Strip the pictures and reproduce the rest of the listing exactly.

### Dataset extract
* * *

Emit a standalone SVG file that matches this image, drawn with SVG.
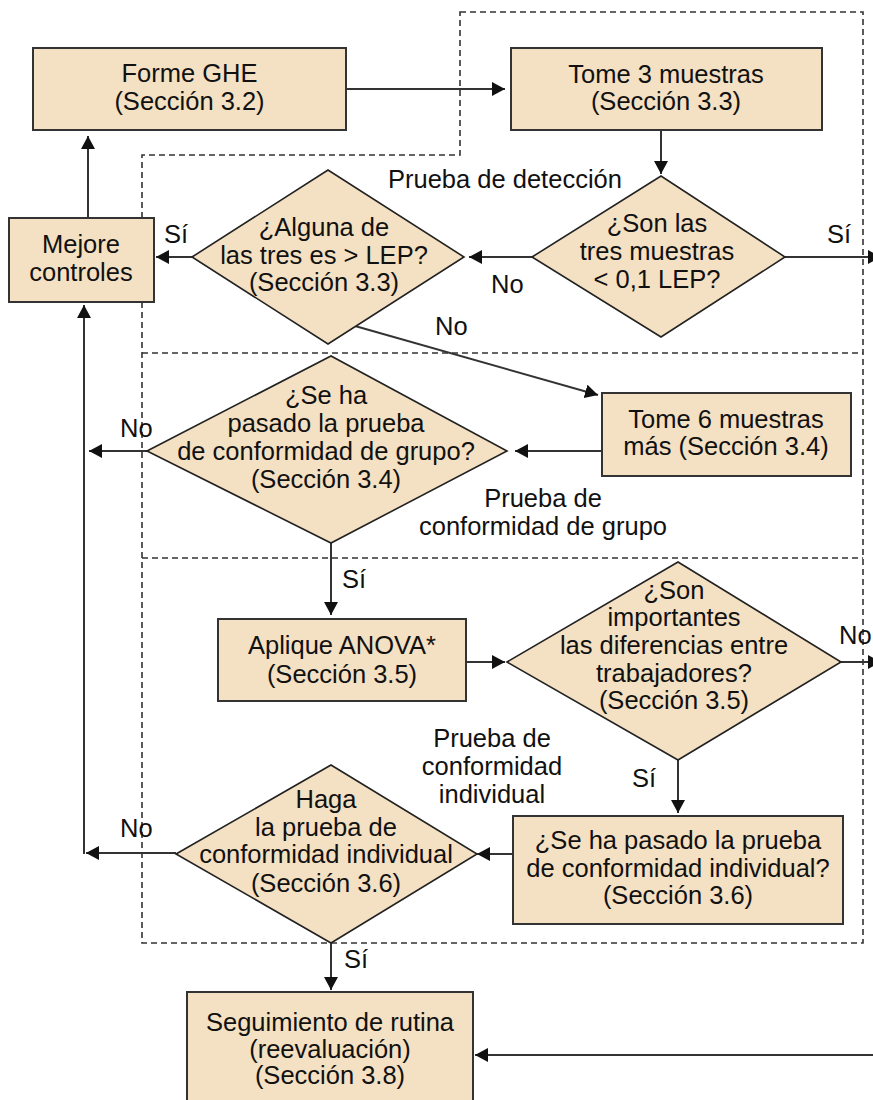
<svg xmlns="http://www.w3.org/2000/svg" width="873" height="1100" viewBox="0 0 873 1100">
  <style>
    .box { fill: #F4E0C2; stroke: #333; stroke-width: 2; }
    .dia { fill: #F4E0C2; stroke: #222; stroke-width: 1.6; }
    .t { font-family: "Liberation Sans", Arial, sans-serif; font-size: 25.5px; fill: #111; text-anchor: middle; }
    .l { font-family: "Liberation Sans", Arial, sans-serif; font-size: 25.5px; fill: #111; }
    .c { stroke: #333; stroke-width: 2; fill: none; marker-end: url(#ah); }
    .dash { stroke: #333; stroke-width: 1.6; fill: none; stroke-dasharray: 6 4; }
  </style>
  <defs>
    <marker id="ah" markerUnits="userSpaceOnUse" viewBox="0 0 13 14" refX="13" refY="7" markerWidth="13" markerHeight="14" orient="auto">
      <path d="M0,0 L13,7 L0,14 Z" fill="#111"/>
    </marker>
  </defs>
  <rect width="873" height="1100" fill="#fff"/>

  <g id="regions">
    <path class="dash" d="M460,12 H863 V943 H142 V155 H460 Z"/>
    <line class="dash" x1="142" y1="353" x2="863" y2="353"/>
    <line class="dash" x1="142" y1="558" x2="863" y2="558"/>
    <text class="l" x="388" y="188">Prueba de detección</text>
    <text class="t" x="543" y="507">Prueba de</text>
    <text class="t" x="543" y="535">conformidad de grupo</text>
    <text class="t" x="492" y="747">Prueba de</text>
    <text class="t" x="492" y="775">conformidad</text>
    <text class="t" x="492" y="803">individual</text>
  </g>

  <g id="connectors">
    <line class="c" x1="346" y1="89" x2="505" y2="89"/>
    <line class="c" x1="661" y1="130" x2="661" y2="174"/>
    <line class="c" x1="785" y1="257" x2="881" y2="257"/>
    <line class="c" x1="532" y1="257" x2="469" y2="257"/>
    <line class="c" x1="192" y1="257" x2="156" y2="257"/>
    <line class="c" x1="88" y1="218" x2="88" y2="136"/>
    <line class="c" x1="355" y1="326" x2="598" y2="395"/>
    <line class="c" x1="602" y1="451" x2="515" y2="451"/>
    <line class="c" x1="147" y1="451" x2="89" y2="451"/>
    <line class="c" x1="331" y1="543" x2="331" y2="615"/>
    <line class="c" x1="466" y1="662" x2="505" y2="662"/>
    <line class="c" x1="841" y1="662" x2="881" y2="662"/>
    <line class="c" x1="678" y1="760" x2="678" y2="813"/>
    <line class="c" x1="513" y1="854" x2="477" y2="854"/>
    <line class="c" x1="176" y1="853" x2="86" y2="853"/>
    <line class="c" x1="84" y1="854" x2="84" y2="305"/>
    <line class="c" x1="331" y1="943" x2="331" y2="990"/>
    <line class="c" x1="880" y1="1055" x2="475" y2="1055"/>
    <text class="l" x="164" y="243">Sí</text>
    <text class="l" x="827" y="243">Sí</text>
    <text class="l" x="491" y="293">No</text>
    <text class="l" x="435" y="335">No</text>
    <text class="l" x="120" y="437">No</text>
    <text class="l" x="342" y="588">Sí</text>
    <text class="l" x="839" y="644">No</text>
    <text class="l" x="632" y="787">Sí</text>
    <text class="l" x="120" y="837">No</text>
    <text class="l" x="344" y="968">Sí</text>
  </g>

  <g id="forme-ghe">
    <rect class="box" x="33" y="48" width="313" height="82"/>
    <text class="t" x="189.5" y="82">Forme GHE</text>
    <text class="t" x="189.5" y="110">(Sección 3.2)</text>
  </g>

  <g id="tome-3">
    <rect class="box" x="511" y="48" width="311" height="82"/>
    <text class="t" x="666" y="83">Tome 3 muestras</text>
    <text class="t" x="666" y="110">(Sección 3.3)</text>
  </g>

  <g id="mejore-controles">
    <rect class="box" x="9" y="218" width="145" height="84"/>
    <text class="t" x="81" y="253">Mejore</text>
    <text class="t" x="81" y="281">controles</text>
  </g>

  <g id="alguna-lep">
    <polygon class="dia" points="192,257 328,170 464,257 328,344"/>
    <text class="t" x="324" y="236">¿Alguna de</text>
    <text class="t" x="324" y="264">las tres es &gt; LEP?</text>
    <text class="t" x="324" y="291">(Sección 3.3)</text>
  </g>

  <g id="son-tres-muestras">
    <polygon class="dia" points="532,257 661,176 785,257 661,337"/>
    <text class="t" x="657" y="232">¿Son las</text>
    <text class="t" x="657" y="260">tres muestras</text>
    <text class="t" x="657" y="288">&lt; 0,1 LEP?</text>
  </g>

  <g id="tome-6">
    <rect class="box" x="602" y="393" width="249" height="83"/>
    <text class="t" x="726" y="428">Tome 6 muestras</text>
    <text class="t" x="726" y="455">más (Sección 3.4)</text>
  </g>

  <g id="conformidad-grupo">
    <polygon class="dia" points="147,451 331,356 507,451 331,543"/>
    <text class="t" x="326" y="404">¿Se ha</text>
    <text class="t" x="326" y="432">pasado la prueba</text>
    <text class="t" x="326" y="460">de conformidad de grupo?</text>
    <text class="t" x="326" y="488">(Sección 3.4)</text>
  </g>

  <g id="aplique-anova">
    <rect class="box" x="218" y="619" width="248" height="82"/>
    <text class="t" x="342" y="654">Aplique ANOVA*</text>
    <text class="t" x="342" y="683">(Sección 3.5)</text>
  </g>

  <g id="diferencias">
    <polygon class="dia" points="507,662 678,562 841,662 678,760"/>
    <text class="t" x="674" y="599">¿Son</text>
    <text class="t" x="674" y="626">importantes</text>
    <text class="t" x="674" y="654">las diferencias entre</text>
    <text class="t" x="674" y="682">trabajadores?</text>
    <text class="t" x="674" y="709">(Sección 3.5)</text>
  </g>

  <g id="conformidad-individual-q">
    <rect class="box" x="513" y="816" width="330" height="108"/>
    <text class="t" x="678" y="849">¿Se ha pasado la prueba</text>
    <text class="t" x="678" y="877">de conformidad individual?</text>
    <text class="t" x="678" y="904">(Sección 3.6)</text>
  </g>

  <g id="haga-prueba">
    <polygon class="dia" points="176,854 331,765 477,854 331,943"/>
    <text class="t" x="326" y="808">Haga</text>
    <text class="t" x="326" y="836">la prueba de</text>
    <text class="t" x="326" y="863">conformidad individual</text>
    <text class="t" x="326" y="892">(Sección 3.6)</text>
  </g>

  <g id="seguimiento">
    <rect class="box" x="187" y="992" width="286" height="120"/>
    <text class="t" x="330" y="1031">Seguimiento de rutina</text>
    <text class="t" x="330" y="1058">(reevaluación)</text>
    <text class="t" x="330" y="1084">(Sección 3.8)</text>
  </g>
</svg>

* * *

### Exercise solution
Emit a standalone SVG file that matches this image, drawn with SVG.
<svg xmlns="http://www.w3.org/2000/svg" width="873" height="1100" viewBox="0 0 873 1100">
  <style>
    .box { fill: #F4E0C2; stroke: #333; stroke-width: 2; }
    .dia { fill: #F4E0C2; stroke: #222; stroke-width: 1.6; }
    .t { font-family: "Liberation Sans", Arial, sans-serif; font-size: 25.5px; fill: #111; text-anchor: middle; }
    .l { font-family: "Liberation Sans", Arial, sans-serif; font-size: 25.5px; fill: #111; }
    .c { stroke: #333; stroke-width: 2; fill: none; marker-end: url(#ah); }
    .dash { stroke: #333; stroke-width: 1.6; fill: none; stroke-dasharray: 6 4; }
  </style>
  <defs>
    <marker id="ah" markerUnits="userSpaceOnUse" viewBox="0 0 13 14" refX="13" refY="7" markerWidth="13" markerHeight="14" orient="auto">
      <path d="M0,0 L13,7 L0,14 Z" fill="#111"/>
    </marker>
  </defs>
  <rect width="873" height="1100" fill="#fff"/>

  <g id="regions">
    <path class="dash" d="M460,12 H863 V943 H142 V155 H460 Z"/>
    <line class="dash" x1="142" y1="353" x2="863" y2="353"/>
    <line class="dash" x1="142" y1="558" x2="863" y2="558"/>
    <text class="l" x="388" y="188">Prueba de detección</text>
    <text class="t" x="543" y="507">Prueba de</text>
    <text class="t" x="543" y="535">conformidad de grupo</text>
    <text class="t" x="492" y="747">Prueba de</text>
    <text class="t" x="492" y="775">conformidad</text>
    <text class="t" x="492" y="803">individual</text>
  </g>

  <g id="connectors">
    <line class="c" x1="346" y1="89" x2="505" y2="89"/>
    <line class="c" x1="661" y1="130" x2="661" y2="174"/>
    <line class="c" x1="785" y1="257" x2="881" y2="257"/>
    <line class="c" x1="532" y1="257" x2="469" y2="257"/>
    <line class="c" x1="192" y1="257" x2="156" y2="257"/>
    <line class="c" x1="88" y1="218" x2="88" y2="136"/>
    <line class="c" x1="355" y1="326" x2="598" y2="395"/>
    <line class="c" x1="602" y1="451" x2="515" y2="451"/>
    <line class="c" x1="147" y1="451" x2="89" y2="451"/>
    <line class="c" x1="331" y1="543" x2="331" y2="615"/>
    <line class="c" x1="466" y1="662" x2="505" y2="662"/>
    <line class="c" x1="841" y1="662" x2="881" y2="662"/>
    <line class="c" x1="678" y1="760" x2="678" y2="813"/>
    <line class="c" x1="513" y1="854" x2="477" y2="854"/>
    <line class="c" x1="176" y1="853" x2="86" y2="853"/>
    <line class="c" x1="84" y1="854" x2="84" y2="305"/>
    <line class="c" x1="331" y1="943" x2="331" y2="990"/>
    <line class="c" x1="880" y1="1055" x2="475" y2="1055"/>
    <text class="l" x="164" y="243">Sí</text>
    <text class="l" x="827" y="243">Sí</text>
    <text class="l" x="491" y="293">No</text>
    <text class="l" x="435" y="335">No</text>
    <text class="l" x="120" y="437">No</text>
    <text class="l" x="342" y="588">Sí</text>
    <text class="l" x="839" y="644">No</text>
    <text class="l" x="632" y="787">Sí</text>
    <text class="l" x="120" y="837">No</text>
    <text class="l" x="344" y="968">Sí</text>
  </g>

  <g id="forme-ghe">
    <rect class="box" x="33" y="48" width="313" height="82"/>
    <text class="t" x="189.5" y="82">Forme GHE</text>
    <text class="t" x="189.5" y="110">(Sección 3.2)</text>
  </g>

  <g id="tome-3">
    <rect class="box" x="511" y="48" width="311" height="82"/>
    <text class="t" x="666" y="83">Tome 3 muestras</text>
    <text class="t" x="666" y="110">(Sección 3.3)</text>
  </g>

  <g id="mejore-controles">
    <rect class="box" x="9" y="218" width="145" height="84"/>
    <text class="t" x="81" y="253">Mejore</text>
    <text class="t" x="81" y="281">controles</text>
  </g>

  <g id="alguna-lep">
    <polygon class="dia" points="192,257 328,170 464,257 328,344"/>
    <text class="t" x="324" y="236">¿Alguna de</text>
    <text class="t" x="324" y="264">las tres es &gt; LEP?</text>
    <text class="t" x="324" y="291">(Sección 3.3)</text>
  </g>

  <g id="son-tres-muestras">
    <polygon class="dia" points="532,257 661,176 785,257 661,337"/>
    <text class="t" x="657" y="232">¿Son las</text>
    <text class="t" x="657" y="260">tres muestras</text>
    <text class="t" x="657" y="288">&lt; 0,1 LEP?</text>
  </g>

  <g id="tome-6">
    <rect class="box" x="602" y="393" width="249" height="83"/>
    <text class="t" x="726" y="428">Tome 6 muestras</text>
    <text class="t" x="726" y="455">más (Sección 3.4)</text>
  </g>

  <g id="conformidad-grupo">
    <polygon class="dia" points="147,451 331,356 507,451 331,543"/>
    <text class="t" x="326" y="404">¿Se ha</text>
    <text class="t" x="326" y="432">pasado la prueba</text>
    <text class="t" x="326" y="460">de conformidad de grupo?</text>
    <text class="t" x="326" y="488">(Sección 3.4)</text>
  </g>

  <g id="aplique-anova">
    <rect class="box" x="218" y="619" width="248" height="82"/>
    <text class="t" x="342" y="654">Aplique ANOVA*</text>
    <text class="t" x="342" y="683">(Sección 3.5)</text>
  </g>

  <g id="diferencias">
    <polygon class="dia" points="507,662 678,562 841,662 678,760"/>
    <text class="t" x="674" y="599">¿Son</text>
    <text class="t" x="674" y="626">importantes</text>
    <text class="t" x="674" y="654">las diferencias entre</text>
    <text class="t" x="674" y="682">trabajadores?</text>
    <text class="t" x="674" y="709">(Sección 3.5)</text>
  </g>

  <g id="conformidad-individual-q">
    <rect class="box" x="513" y="816" width="330" height="108"/>
    <text class="t" x="678" y="849">¿Se ha pasado la prueba</text>
    <text class="t" x="678" y="877">de conformidad individual?</text>
    <text class="t" x="678" y="904">(Sección 3.6)</text>
  </g>

  <g id="haga-prueba">
    <polygon class="dia" points="176,854 331,765 477,854 331,943"/>
    <text class="t" x="326" y="808">Haga</text>
    <text class="t" x="326" y="836">la prueba de</text>
    <text class="t" x="326" y="863">conformidad individual</text>
    <text class="t" x="326" y="892">(Sección 3.6)</text>
  </g>

  <g id="seguimiento">
    <rect class="box" x="187" y="992" width="286" height="120"/>
    <text class="t" x="330" y="1031">Seguimiento de rutina</text>
    <text class="t" x="330" y="1058">(reevaluación)</text>
    <text class="t" x="330" y="1084">(Sección 3.8)</text>
  </g>
</svg>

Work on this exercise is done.